7. Monitoring and Evaluating Impact: How will you know if it has been a success?

Finally, one of the most frequently overlooked, or under-used aspects of effective facilitation is the use of monitoring and evaluation (M&E) to track the short- and longer-term impacts of your event. When we think of event M&E, we often think of a written feedback form submitted at the end of an event, but effective M&E can mean much more than that. Kirkpatrick (1996) describes four levels of evaluation that we can use in interventions like trainings, and these can be useful to consider for event evaluation as well. The levels, in ascending order of impact, include reaction (to the event), learning, behaviour changes and results (in terms of the longer-term targeted outcomes). The table below draws on these levels and provides an overview of M&E activities across the full timeline of an event, from pre-event planning through to post-event reflections.

Before the event

Set M&E baselines. These should be aligned with event objectives and might ask: What are participants’ expectations of the event? What is their current knowledge or confidence level around the event theme? Whom do they already know or collaborate with inside the room?

Suggested approaches: Pre-event surveys or interviews.

During the event

Monitor whether the event is unfolding according to expectations, checking with participants, co-facilitators and organizers about the level of participant engagement and perceived relevance of the content and discussions. Use this information to do course corrections from day to day.

Suggested approaches: Rapid assessments can include one-word summaries of the day from participants, human spectrums (participants form a line in the room organizing themselves from most positive to least positive feeling), or short feedback forms, such as “one thing I liked from today; one thing I felt today was lacking.” Consider whether you need to make changes to the agenda in response to feedback.

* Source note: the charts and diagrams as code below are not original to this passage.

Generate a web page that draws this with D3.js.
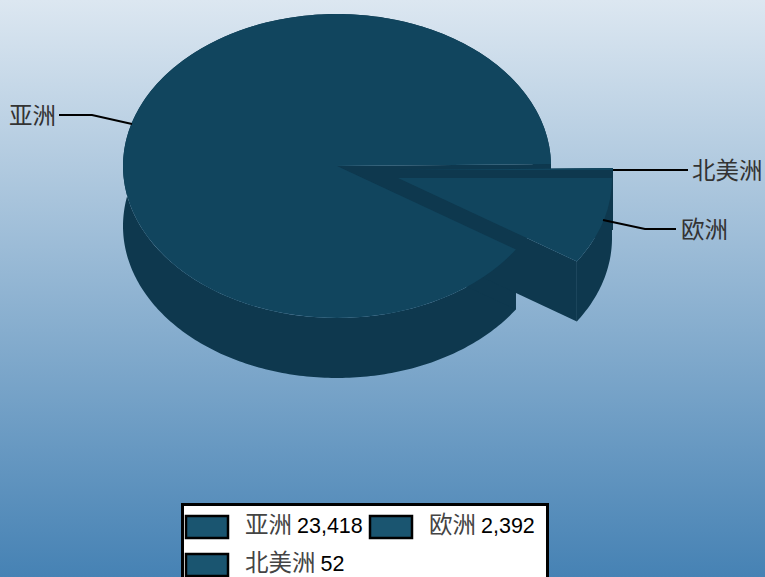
<!DOCTYPE html>
<html>
<head>
<meta charset="utf-8">
<script src="https://cdn.jsdelivr.net/npm/d3@7"></script>
<style>
  html, body { margin: 0; padding: 0; overflow: hidden; }
  svg { display: block; }
</style>
</head>
<body>
<svg id="chart"></svg>
<script>
// data
const categories = ['亚洲', '欧洲', '北美洲'];
const values = [23418, 2392, 52];

// layout
const width = 765;
const height = 577;
const cx = 337, cy = 166;
const rx = 214, ry = 152;
const depth = 60;
// explode offset per slice, same order as categories
const offsetX = [0, 61, 62];
const offsetY = [0, 12, 4];
// tops are painted asia, north america, europe
const paintOrder = [0, 2, 1];

const topColor = '#11455e';
const sideColor = '#0e384e';
const swatchColor = '#1a5570';
const cjkFont = '"Noto Sans CJK SC", sans-serif';
const numFont = '"Liberation Sans", Arial, sans-serif';

const svg = d3.select('#chart').attr('width', width).attr('height', height);

const grad = svg.append('defs').append('linearGradient')
  .attr('id', 'bg')
  .attr('x1', 0).attr('y1', 0).attr('x2', 0).attr('y2', 1);
grad.append('stop').attr('offset', '0%').attr('stop-color', '#dce7f1');
grad.append('stop').attr('offset', '100%').attr('stop-color', '#4682b4');

svg.append('rect').attr('width', width).attr('height', height).attr('fill', 'url(#bg)');

// pie runs counter clockwise, asia starts just above 3 o'clock
const total = d3.sum(values);
const start = Math.PI / 2 - 2 * Math.PI * values[2] / total;
const pie = d3.pie().sort(null).startAngle(start).endAngle(start - 2 * Math.PI)(values);
const slices = paintOrder.map(i => ({ ...pie[i], idx: i }));

const arc = d3.arc().innerRadius(0).outerRadius(rx);
const yRatio = ry / rx;

const rim = (a) => [rx * Math.sin(a), -rx * Math.cos(a) * yRatio];
const line = d3.line();
const place = (d) => `translate(${cx + offsetX[d.idx]},${cy + offsetY[d.idx]})`;

// wall below the slice: rim band plus the two cut faces
const wallPath = (s) => {
  const steps = Math.max(2, Math.ceil(Math.abs(s.endAngle - s.startAngle) * 60));
  const angles = d3.range(steps + 1).map(i => s.startAngle + (s.endAngle - s.startAngle) * i / steps);
  const upper = angles.map(rim);
  const lower = upper.slice().reverse().map(p => [p[0], p[1] + depth]);
  return line([...upper, ...lower]) + 'Z';
};
const cutPath = (a) => {
  const p = rim(a);
  return line([[0, 0], p, [p[0], p[1] + depth], [0, depth]]) + 'Z';
};

// all walls go first, the tops sit over them
const walls = svg.selectAll('g.wall')
  .data(slices)
  .enter()
  .append('g')
  .attr('class', 'wall')
  .attr('transform', place)
  .attr('fill', sideColor);

walls.append('path').attr('d', wallPath);
walls.append('path').attr('d', d => cutPath(d.startAngle));
walls.append('path').attr('d', d => cutPath(d.endAngle));

svg.selectAll('g.top')
  .data(slices)
  .enter()
  .append('g')
  .attr('class', 'top')
  .attr('transform', place)
  .append('path')
  .attr('d', arc)
  .attr('transform', `scale(1,${yRatio})`)
  .attr('fill', topColor);

// leader lines
const leaders = [
  [[59, 115], [92, 115], [132, 124]],
  [[603, 220], [645, 229], [676, 229]],
  [[613, 170], [688, 170]]
];
const labelX = [9, 681, 692];
const labelY = [124, 238, 179];

svg.selectAll('path.leader')
  .data(leaders)
  .enter()
  .append('path')
  .attr('class', 'leader')
  .attr('d', d => line(d))
  .attr('fill', 'none')
  .attr('stroke', '#000')
  .attr('stroke-width', 2);

svg.selectAll('text.label')
  .data(categories)
  .enter()
  .append('text')
  .attr('class', 'label')
  .attr('x', (d, i) => labelX[i])
  .attr('y', (d, i) => labelY[i])
  .attr('font-family', cjkFont)
  .attr('font-size', 23.5)
  .attr('fill', '#333')
  .text(d => d);

// legend
svg.append('rect')
  .attr('x', 182.5).attr('y', 504.5)
  .attr('width', 365).attr('height', 90)
  .attr('fill', '#fff')
  .attr('stroke', '#000')
  .attr('stroke-width', 3);

const legendX = [186, 370, 186];
const legendY = [516, 516, 554];
const fmt = d3.format(',');

const item = svg.selectAll('g.legend')
  .data(categories)
  .enter()
  .append('g')
  .attr('class', 'legend')
  .attr('transform', (d, i) => `translate(${legendX[i]},${legendY[i]})`);

item.append('rect')
  .attr('width', 42).attr('height', 22)
  .attr('fill', swatchColor)
  .attr('stroke', '#000')
  .attr('stroke-width', 2.5);

const txt = item.append('text').attr('x', 59).attr('y', 17);
txt.append('tspan')
  .attr('font-family', cjkFont)
  .attr('font-size', 23.5)
  .attr('fill', '#444')
  .text(d => d);
txt.append('tspan')
  .attr('dx', 5)
  .attr('font-family', numFont)
  .attr('font-size', 21.5)
  .attr('fill', '#000')
  .text((d, i) => fmt(values[i]));
</script>
</body>
</html>
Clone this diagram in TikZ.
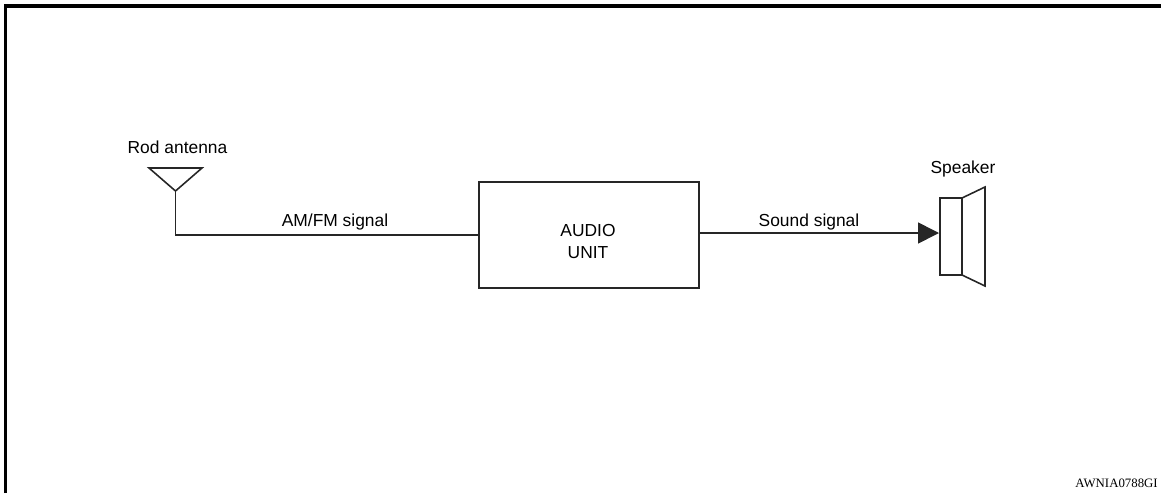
\documentclass[tikz,border=0pt]{standalone}
\usepackage{fontspec}
\setmainfont{Liberation Sans}
\newfontfamily\tagfont{Liberation Serif}
\usetikzlibrary{calc,positioning,arrows.meta}
\tikzset{
    wire/.style={line width=0.9pt, black!85},
    frameline/.style={line width=1.8pt, black},
    unitbox/.style={draw, line width=0.8pt, black!85, minimum width=4.4cm, minimum height=2.12cm, inner sep=0pt},
    caption/.style={font=\fontsize{9.9}{12}\selectfont, black, inner sep=0pt, align=center},
}
\begin{document}
\begin{tikzpicture}
    \useasboundingbox (0,0) rectangle (23.22,9.86);

    % Outer frame, open at the right and at the bottom
    \draw[frameline] (0.11,0) -- (0.11,9.74) -- (23.22,9.74);

    % Audio unit in the middle
    \node[unitbox] (audio) at (11.78,5.16) {};
    \node[caption] (audiotext) at (11.76,5.03) {AUDIO\\[0.6pt]UNIT};

    % Rod antenna on the left
    \coordinate (apex) at (3.51,6.04);
    \draw[wire] (2.98,6.50) -- (4.04,6.50) -- (apex) -- cycle;
    \node[caption] (rodlabel) at (3.55,6.92) {Rod antenna};
    \draw[wire] (apex) |- (audio.west);
    \node[caption] (amfm) at (6.70,5.42) {AM/FM signal};

    % Speaker on the right
    \coordinate (spkin) at (18.78,5.20);
    \draw[wire] (18.80,5.90) rectangle (19.24,4.36);
    \draw[wire] (19.24,5.90) -- (19.70,6.12) -- (19.70,4.14) -- (19.24,4.36);
    \node[caption] (spklabel) at (19.26,6.48) {Speaker};
    \draw[wire, -{Triangle[length=0.42cm,width=0.42cm]}] (audio.east |- spkin) -- (spkin);
    \node[caption] (sound) at (16.18,5.42) {Sound signal};

    % Figure tag at the lower right
    \node[anchor=west, inner sep=0pt, font=\tagfont\fontsize{7.3}{10}\selectfont] (figtag) at (21.50,0.20) {AWNIA0788GI};
\end{tikzpicture}
\end{document}
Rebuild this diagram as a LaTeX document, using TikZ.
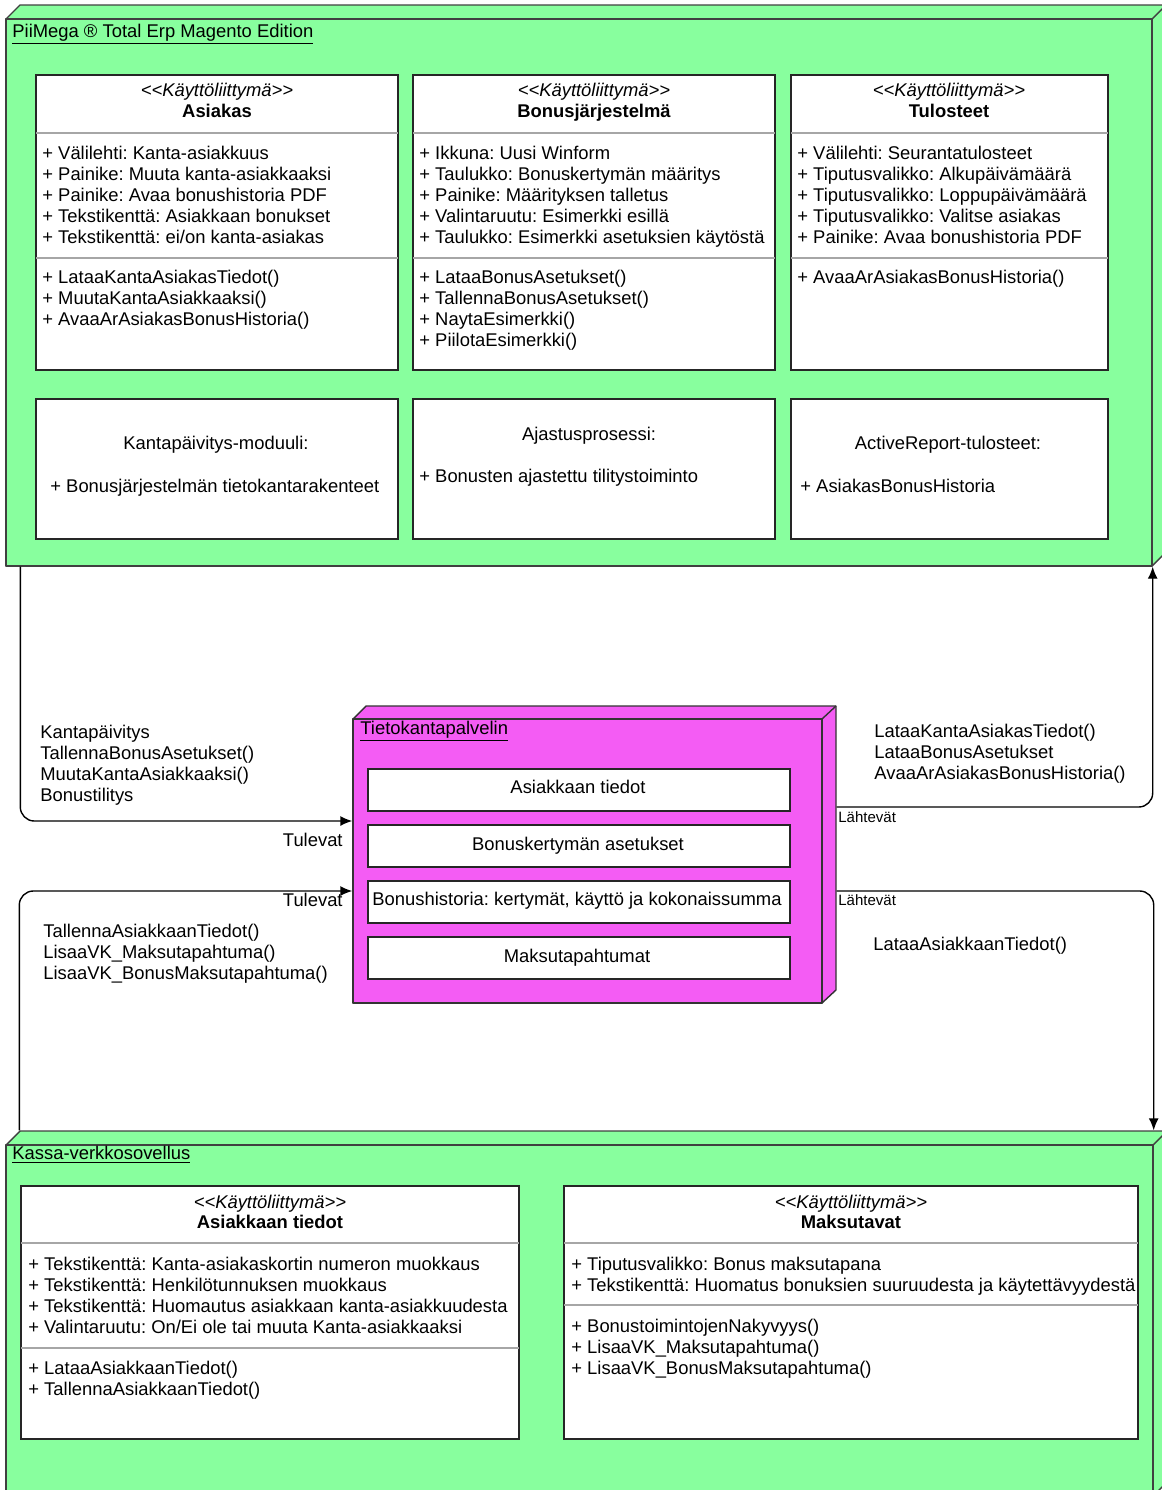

Immediately after the event

Use post-event evaluations to collect early impressions from participants and to document their expectations for how the event will inform future thinking and actions. While the full impact of events cannot accurately be assessed immediately after its conclusion, it is valuable to inquire about initial reactions about the relevance of the content and discussions and about participants’ perceptions of their learning. Learning can include knowledge, skills or attitudes that might have changed.

Suggested approaches: We recommend always collecting this information while participants are still on site. This ensures a much higher response rate. Questionnaires can be useful, but in cases where participants are involved in collective actions (a project or an organization, for example), having participants share their intended follow-up actions can be a powerful tool for keeping momentum going after the event. After Action Reviews are a valuable process for structuring reflections by facilitators and hosts immediately after the event. Document these reviews and be sure to review them before your next event.

Medium- to long-term follow-up

Too often we neglect to follow up with participants about whether they were able to take their intended actions forward. This is an important step, particularly when events are part of a wider change process, as we have described in this guide. Revisiting intended actions with participants 2–3 months after the event can also remind them of their plans, which can sometimes be forgotten amid busy back-to-office activities.

Suggested approaches: Brief follow-up interviews are the ideal way to reconnect with participants, discuss the longer-term outcomes stemming from the event and see what kinds of support may be helpful to enable them to take their planned actions forward. They can also provide valuable learning on how to make future events more impactful.